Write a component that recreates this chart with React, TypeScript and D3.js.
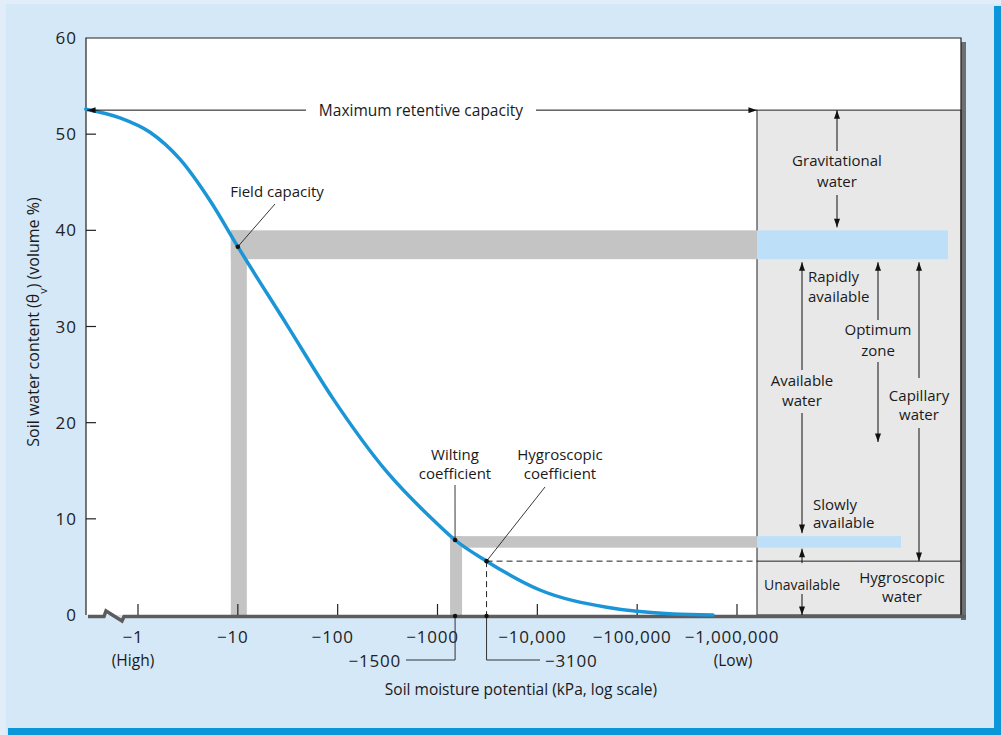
import React, { useRef, useEffect } from 'react';
import * as d3 from 'd3';

// soil moisture potential (kPa, shown as negative) vs water content (volume %)
const potentials = [0.3, 0.66, 1.32, 2.63, 5.26, 10, 30.9, 89.8, 310, 902, 1500, 3100, 10600, 49600, 229000, 575000];
const waterContent = [52.6, 51.7, 50.2, 47.4, 43.1, 38.3, 30.2, 22.5, 14.9, 9.9, 7.8, 5.6, 2.6, 0.8, 0.1, 0];

const xTicks = [1, 10, 100, 1000, 10000, 100000, 1000000];
const xTickLabels = ['\u22121', '\u221210', '\u2212100', '\u22121000', '\u221210,000', '\u2212100,000', '\u22121,000,000'];
const yTicks = [0, 10, 20, 30, 40, 50, 60];

const maxRetentive = 52.5;
const fieldCapacity = { potential: 10, water: 38.3 };
const wilting = { potential: 1500, water: 7.8 };
const hygroscopic = { potential: 3100, water: 5.6 };
const fieldBand = [37, 40];
const wiltingBand = [7, 8.2];

const W = 1001;
const H = 735;
const FONT = "'Open Sans', Lato, sans-serif";

const App: React.FC = () => {
    const svgRef = useRef<SVGSVGElement | null>(null);

    useEffect(() => {
        if (!svgRef.current) return;
        const svg = d3.select(svgRef.current);
        svg.selectAll('*').remove();

        const left = 86, right = 961, top = 38, bottom = 615;
        const panelX = 757;
        const x = d3.scaleLog().domain([1, 1e6]).range([138, 737]);
        const y = d3.scaleLinear().domain([0, 60]).range([bottom, top]);

        const defs = svg.append('defs');
        defs.append('marker')
            .attr('id', 'arr')
            .attr('viewBox', '0 0 10 7')
            .attr('refX', 10)
            .attr('refY', 3.5)
            .attr('markerWidth', 10)
            .attr('markerHeight', 6)
            .attr('markerUnits', 'userSpaceOnUse')
            .attr('orient', 'auto')
            .append('path')
            .attr('d', 'M0,0 L10,3.5 L0,7 Z')
            .attr('fill', '#111');

        // page background and frame
        svg.append('rect').attr('width', W).attr('height', H).attr('fill', '#e1eefa');
        svg.append('rect').attr('x', 6).attr('y', 4).attr('width', W - 6).attr('height', H - 4).attr('fill', '#d5e8f8');
        svg.append('rect').attr('x', 8).attr('y', 728).attr('width', W - 8).attr('height', 7).attr('fill', '#0b96da');
        svg.append('rect').attr('x', 994).attr('y', 6).attr('width', 7).attr('height', H - 6).attr('fill', '#0b96da');

        // plot box with shadow
        svg.append('rect').attr('x', right).attr('y', top + 4).attr('width', 5).attr('height', bottom - top + 1).attr('fill', '#6f6f6f');
        svg.append('rect').attr('x', left).attr('y', top).attr('width', right - left).attr('height', bottom - top).attr('fill', '#fff');

        // classification panel
        svg.append('rect')
            .attr('x', panelX).attr('y', y(maxRetentive))
            .attr('width', right - panelX).attr('height', bottom - y(maxRetentive))
            .attr('fill', '#e8e8e8').attr('stroke', '#222').attr('stroke-width', 1);

        // field capacity bars
        const gray = '#c4c4c4';
        const lightBlue = '#bde0f8';
        const fcX = x(fieldCapacity.potential);
        svg.append('rect').attr('x', fcX - 7).attr('y', y(fieldBand[1])).attr('width', 16).attr('height', bottom - y(fieldBand[1])).attr('fill', gray);
        svg.append('rect').attr('x', fcX - 7).attr('y', y(fieldBand[1])).attr('width', panelX - fcX + 7).attr('height', y(fieldBand[0]) - y(fieldBand[1])).attr('fill', gray);
        svg.append('rect').attr('x', panelX).attr('y', y(fieldBand[1])).attr('width', 191).attr('height', y(fieldBand[0]) - y(fieldBand[1])).attr('fill', lightBlue);

        // wilting bars
        const wX = x(wilting.potential);
        svg.append('rect').attr('x', wX - 5).attr('y', y(wiltingBand[1])).attr('width', 12).attr('height', bottom - y(wiltingBand[1])).attr('fill', gray);
        svg.append('rect').attr('x', wX - 5).attr('y', y(wiltingBand[1])).attr('width', panelX - wX + 5).attr('height', y(wiltingBand[0]) - y(wiltingBand[1])).attr('fill', gray);
        svg.append('rect').attr('x', panelX).attr('y', y(wiltingBand[1])).attr('width', 144).attr('height', y(wiltingBand[0]) - y(wiltingBand[1])).attr('fill', lightBlue);

        // frame lines
        svg.append('path')
            .attr('d', `M${left},${bottom} V${top} H${right} V${bottom}`)
            .attr('fill', 'none').attr('stroke', '#222').attr('stroke-width', 1.2);

        // bottom axis with break
        svg.append('path')
            .attr('d', `M${left + 2},${bottom + 1.5} H104 L106,611 L122,621 L124,${bottom + 1.5} H${right + 5}`)
            .attr('fill', 'none').attr('stroke', '#5c5c5c').attr('stroke-width', 3.5);

        // y ticks
        svg.selectAll('.ytick')
            .data(yTicks.filter((t) => t > 0 && t < 60))
            .enter()
            .append('line')
            .attr('x1', left).attr('x2', left + 10)
            .attr('y1', (d) => y(d)).attr('y2', (d) => y(d))
            .attr('stroke', '#222').attr('stroke-width', 1.2);
        svg.selectAll('.ylab')
            .data(yTicks)
            .enter()
            .append('text')
            .attr('x', 77)
            .attr('y', (d) => y(d))
            .attr('dy', '0.36em')
            .attr('text-anchor', 'end')
            .attr('font-family', FONT).attr('font-size', 17).attr('letter-spacing', 1).attr('fill', '#222')
            .text((d) => String(d));

        // x ticks
        svg.selectAll('.xtick')
            .data(xTicks)
            .enter()
            .append('line')
            .attr('x1', (d) => x(d)).attr('x2', (d) => x(d))
            .attr('y1', bottom - 11).attr('y2', bottom)
            .attr('stroke', '#222').attr('stroke-width', 1.2);
        svg.selectAll('.xlab')
            .data(xTicks)
            .enter()
            .append('text')
            .attr('x', (d) => x(d) - 5)
            .attr('y', 637)
            .attr('dy', '0.36em')
            .attr('text-anchor', 'middle')
            .attr('font-family', FONT).attr('font-size', 17).attr('letter-spacing', 0.8).attr('fill', '#222')
            .text((d, i) => xTickLabels[i]);

        const txt = (tx: number, ty: number, s: string, anchor = 'middle', size = 15) =>
            svg.append('text')
                .attr('x', tx).attr('y', ty).attr('dy', '0.36em')
                .attr('text-anchor', anchor)
                .attr('font-family', FONT).attr('font-size', size).attr('fill', '#1a1a1a')
                .text(s);

        txt(x(1) - 5, 660, '(High)', 'middle', 15.5);
        txt(x(1e6) - 4, 660, '(Low)', 'middle', 15.5);
        txt(521, 689, 'Soil moisture potential (kPa, log scale)', 'middle', 15.5);

        const yl = svg.append('text')
            .attr('transform', 'translate(33,322) rotate(-90)')
            .attr('text-anchor', 'middle')
            .attr('dy', '0.36em')
            .attr('font-family', FONT).attr('font-size', 16).attr('fill', '#1a1a1a');
        yl.append('tspan').text('Soil water content (\u03B8');
        yl.append('tspan').attr('baseline-shift', 'sub').attr('font-size', 11).text('v');
        yl.append('tspan').text(') (volume %)');

        // water retention curve
        const pts: [number, number][] = potentials.map((p, i) => [p, waterContent[i]]);
        const line = d3.line<[number, number]>()
            .x((d) => x(d[0]))
            .y((d) => y(d[1]))
            .curve(d3.curveMonotoneX);
        svg.append('path')
            .attr('d', line(pts))
            .attr('fill', 'none').attr('stroke', '#1a95d7').attr('stroke-width', 3.5)
            .attr('stroke-linecap', 'round');

        // hygroscopic dashed lines
        const hX = x(hygroscopic.potential);
        const hY = y(hygroscopic.water);
        svg.append('path')
            .attr('d', `M${hX},${hY} H${panelX} M${hX},${hY} V${bottom}`)
            .attr('fill', 'none').attr('stroke', '#222').attr('stroke-width', 1)
            .attr('stroke-dasharray', '6,4');
        svg.append('line')
            .attr('x1', panelX).attr('x2', right).attr('y1', hY).attr('y2', hY)
            .attr('stroke', '#222').attr('stroke-width', 1);

        // -1500 and -3100 callouts below the axis
        svg.append('path')
            .attr('d', `M${wX},${bottom} V660 H406 M${hX},${bottom} V660 H540`)
            .attr('fill', 'none').attr('stroke', '#333').attr('stroke-width', 1);
        [wX, hX].forEach((cx) =>
            svg.append('circle').attr('cx', cx).attr('cy', bottom + 1).attr('r', 2.2).attr('fill', '#111'),
        );
        const callout = (tx: number, s: string, anchor: string) =>
            svg.append('text')
                .attr('x', tx).attr('y', 661).attr('dy', '0.36em')
                .attr('text-anchor', anchor)
                .attr('font-family', FONT).attr('font-size', 17).attr('letter-spacing', 0.8).attr('fill', '#222')
                .text(s);
        callout(401, '\u22121500', 'end');
        callout(545, '\u22123100', 'start');

        // point markers and leaders
        const fcY = y(fieldCapacity.water);
        const wY = y(wilting.water);
        svg.append('path')
            .attr('d', `M275,204 L${fcX},${fcY} M455,485 L${wX},${wY} M545,487 L${hX},${hY}`)
            .attr('fill', 'none').attr('stroke', '#222').attr('stroke-width', 0.9);
        [[fcX, fcY], [wX, wY], [hX, hY]].forEach(([cx, cy]) =>
            svg.append('circle').attr('cx', cx).attr('cy', cy).attr('r', 2.3).attr('fill', '#111'),
        );
        txt(277, 192, 'Field capacity');
        txt(455, 455, 'Wilting');
        txt(455, 474, 'coefficient');
        txt(560, 455, 'Hygroscopic');
        txt(560, 474, 'coefficient');

        // maximum retentive capacity
        const mY = y(maxRetentive);
        const arrow = (x1: number, y1: number, x2: number, y2: number) =>
            svg.append('line')
                .attr('x1', x1).attr('y1', y1).attr('x2', x2).attr('y2', y2)
                .attr('stroke', '#111').attr('stroke-width', 1)
                .attr('marker-end', 'url(#arr)');
        arrow(306, mY, left + 1, mY);
        arrow(536, mY, panelX, mY);
        txt(421, mY, 'Maximum retentive capacity', 'middle', 15.5);

        // panel annotations
        const gX = 837, avX = 802, opX = 878, capX = 919;
        const fcTop = y(fieldBand[1]);
        const fcBot = y(fieldBand[0]);
        const wTop = y(wiltingBand[1]);
        const wBot = y(wiltingBand[0]);

        arrow(gX, 151, gX, mY);
        txt(gX, 161, 'Gravitational');
        txt(gX, 182, 'water');
        arrow(gX, 195, gX, fcTop - 3);

        arrow(avX, 370, avX, fcBot + 3);
        txt(avX, 381, 'Available');
        txt(avX, 401, 'water');
        arrow(avX, 413, avX, wTop - 3);
        txt(808, 277, 'Rapidly', 'start');
        txt(808, 297, 'available', 'start');
        txt(813, 505, 'Slowly', 'start');
        txt(813, 523, 'available', 'start');

        arrow(opX, 320, opX, fcBot + 3);
        txt(opX, 330, 'Optimum');
        txt(opX, 351, 'zone');
        arrow(opX, 362, opX, 442);

        arrow(capX, 378, capX, fcBot + 3);
        txt(capX, 396, 'Capillary');
        txt(capX, 415, 'water');
        arrow(capX, 428, capX, hY);

        arrow(avX, hY + 2, avX, wBot + 1);
        txt(avX, 585, 'Unavailable', 'middle', 14);
        arrow(avX, 594, avX, bottom);
        txt(902, 578, 'Hygroscopic');
        txt(902, 597, 'water');
    }, []);

    return (
        <svg
            ref={svgRef}
            width={W}
            height={H}
            viewBox={`0 0 ${W} ${H}`}
            style={{ position: 'absolute', left: 0, top: 0, display: 'block' }}
        ></svg>
    );
};

export default App;
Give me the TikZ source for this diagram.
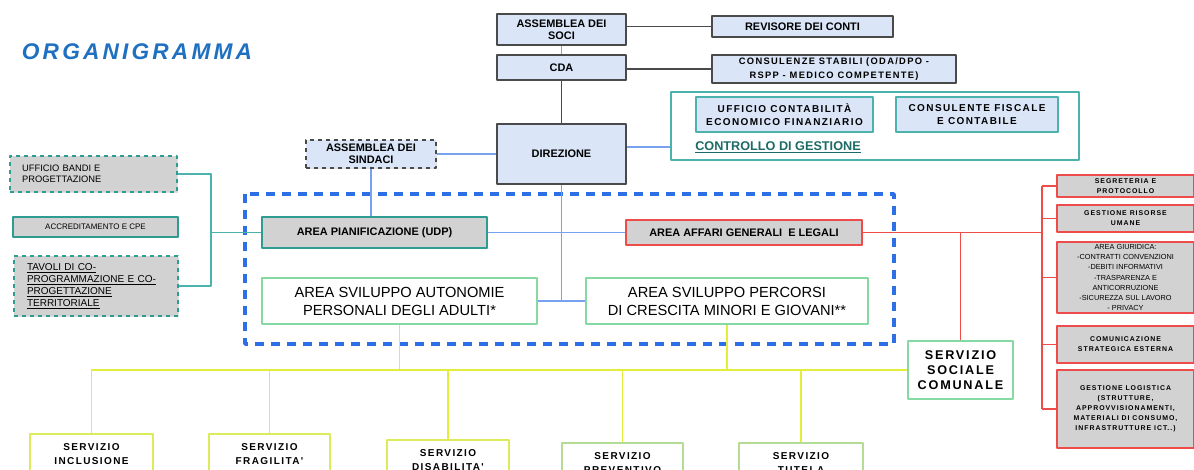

[SET EXERCISE] Copy each line of the records above that carries the word "with".

[OUTPUT]
Write a component that recreates this chart with React, TypeScript and D3.js.
        // plot box with shadow
        // bottom axis with break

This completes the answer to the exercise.